I basically served my editor and agent a big bowl of fiddleheads. And I’m wondering whether this story ought to be a single lovely fern frond, instead.
Haven’t heard of
fiddleheads? They are curled-up baby ferns, gathering their fern strength before they pop out into big fronds. Some people like to boil and eat them in the spring. I tried one once. It was sort of like a brussels sprout. I remember that the texture was very dense. That makes sense, given that I was eating an entire fern frond in a single bite. I also remember being a little freaked out by eating baby ferns!
So when’s a novel like a bowl of fiddleheads? When it’s full of densely-packed events, a whole series of them. So much is going on that the story can feel a little jumbled, or intense. But you’d be hard-pressed to get bored-at least, when the author does a good job cooking up those fiddleheads.
On the other end of the spectrum is a novel that takes its time: a single fern frond. The plot lingers over each small detail, each little leaf that makes up one lovely frond. Some readers might find that the story is a little too slow, or that they’re skipping past the quiet details that help to build the plot and establish characters. But even a single fern frond can have lots of little leaves. A well-done “frond” story doesn’t have to be boring.
Either approach can work. Take a look at one perfect contrast in two best sellers: Lev Grossman’s
THE MAGICIANS (a big old bowl of fiddleheads) versus J.K. Rowling’s
HARRY POTTER series (one lovely frond after another). Both tales are a boy’s coming-of-age set at a secret, exclusive academy for budding magicians. What Grossman does in one book takes Rowling seven. Grossman packs interesting details into the stories but sometimes manages to encompass an entire year at the Brakebills academy in a few chapters-while Rowling, of course, takes an entire volume for each year of Harry Potter’s education at Hogwarts. Both authors manage to turn out engrossing stories that have me reading while I’m drying my hair, eating my lunch and putting my shoes on. I wouldn’t want to see either approach changed.

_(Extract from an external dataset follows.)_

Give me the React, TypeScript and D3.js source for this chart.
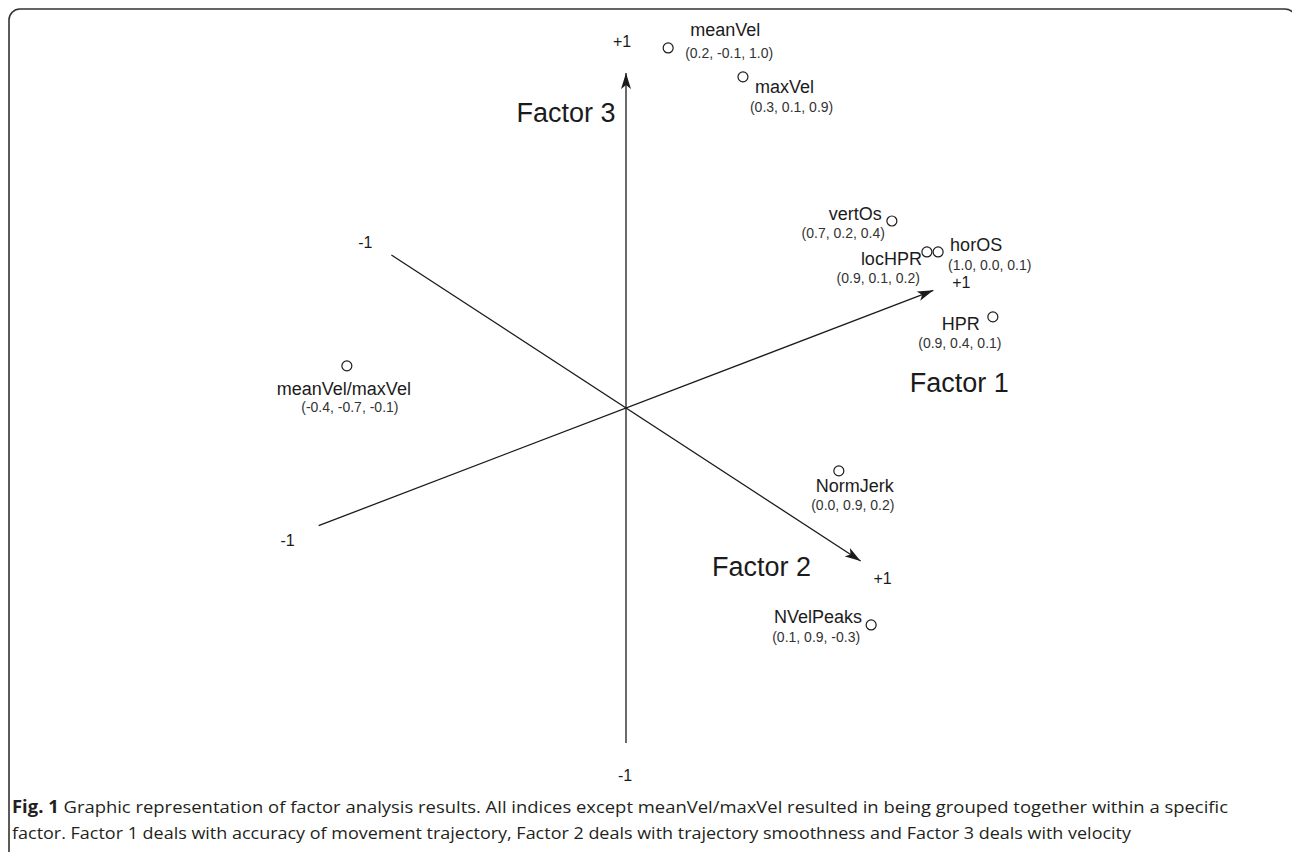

Perhaps market explains part of the contrast between those two stories. THE MAGICIANS is a story sold as adult fiction while HARRY POTTER is of course marketed, first and foremost, as a book for children ages 8-12. Maybe younger readers demand that we slow down and examine each detail, and go with a deliberate and predictable pace. Adults are less jarred by sudden jumps in timeframe, and less patient with detail. The implication for YA writers? Maybe we need to land somewhere in the middle.
I haven’t decided whether my story is a single fern frond, a bowl of fiddleheads, or somewhere in-between. But understanding the difference between the two is a step in the right direction.